Still scratching my head about why the tit-flashing is the issue rather than the claimed discrimination.
-- Read this amazing post by Lisa at Feminist Mormon Housewives about her journey from orthodoxy to a more liberal outlook-- and how she reconciled that liberalism with her religious belief. I love Feminist Mormon Housewives. These are some bright women.
-- OK, I'll admit it. As I have been zoning out on Sunday nights, I have been finding myself watching "The Girls Next Door," the reality show about the lives of Hugh Hefner's three "girlfriends" at the Playboy Mansion in L.A. Recent highlights include a visit from Hefner's ex-girlfriend of many years, Barbi Benton, now in her 50s, who kept making snarky comments about the extreme youth of Hefner's current crop (ranging in age from 20 to 31) -- and current head girlfriend Holly's sort-of-triumphant-sort-of-nervous commentary to the effect that she and her co-girfriends are young NOW and have "Hef" NOW. This week, the girlfriends took a day trip, and kept reassuring the camera that "Hef" was OK with their absence. Head girlfriend Holly continually called "Hef" to check in (greeting him with baby talk: "Hiiiiii Pufffin!") and fretted that some other "girl" would swoop in to take "Hef" the moment she was gone. Apparently, there have been prior instances when a girlfriend has been replaced after making the mistake of leaving Hef's side for a day. Also check this out:
For Hef's girlfriends, there are some rules to follow. You aren't just dating one of the most charming and powerful men in the world, you're part of Hef's image as a public figure and corporate icon. Therefore Holly, Kendra and Bridget have a 9 p.m. (okay, 9 p.m.-ish) curfew if they are out without Hef. So, if they're in, say, Vegas, without him, they better hope the private jet makes good time.
Say it with me all at once: Ewwwwwwwww.
-- My grandmother and her son (my uncle) are having an on-going feud about FDR. My libertarian/conservative uncle who wishes he could tote his antique guns in his holster around L.A. likes to rage on about how FDR ruined the country. My grandmother with some passion rails in response that my uncle just doesn't understand what the Depression was really like and that FDR "literally saved people's lives."
-- One of the worst things about extreme old age is having people talk to you like you're five. My 90-year-old grandmother is completely with it mentally. She is up on politics, thinks Jon Stewart is "cute," and still cooks, cleans, manages her own finances, and thinks no differently than your average 40 year old. She just walks really slowly, has trouble reading for extended lengths of time, and refrains from driving. Yet my aunt persists in speaking to my grandmother with exaggerated step-by-step explanations of basic things and always seem assumes that my grandmother doesn't understand what's going on. Agatha Christie had one of the best takes on this phenomenon in her Miss Marple series in which people constantly made the mistake of dismissing brilliant old-lady-detective Miss Marple as "an old pussycat."

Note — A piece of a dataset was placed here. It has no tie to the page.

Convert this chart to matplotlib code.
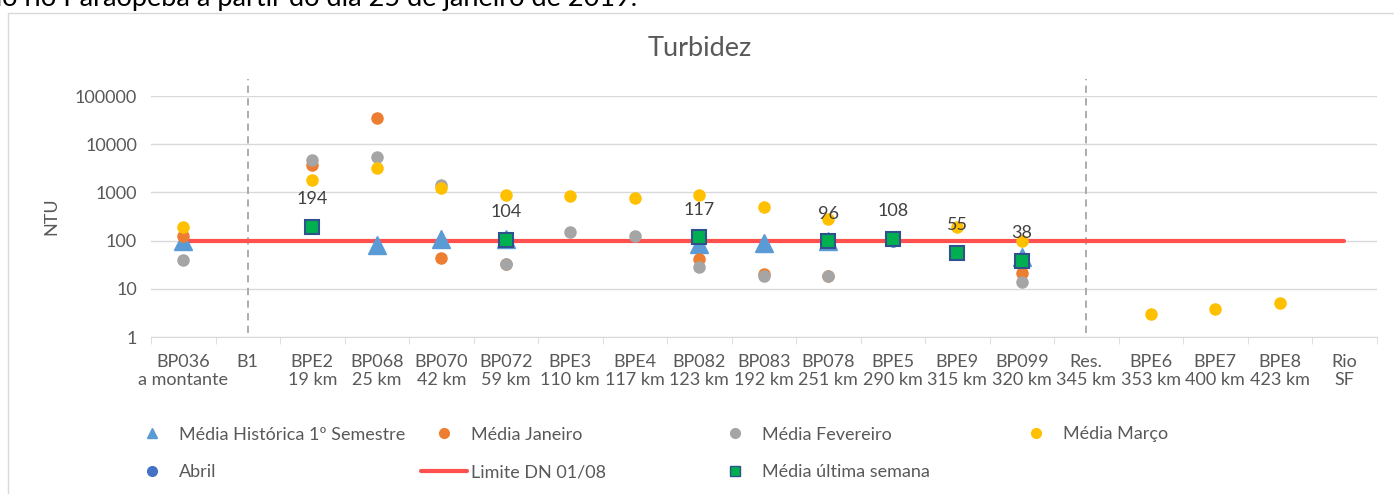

-- My grandmother in a way has a good set up by which she lives in her very own apartment attached to my aunt and uncle's house. It has its own kitchen and laundry facilities so in many ways she is self-sufficient. But she is completely dependent on my aunt and uncle for transportation and contact with the outside world. If she needs something from the store, she needs to get my aunt or uncle to take her. She constantly feels like she is imposing on them. I know people often assume that being taken in by relatives is vastly preferable to living in an old-age home, but I think there are some benefits to paying for one's care rather than relying on the goodwill even of one's nearest and dearest.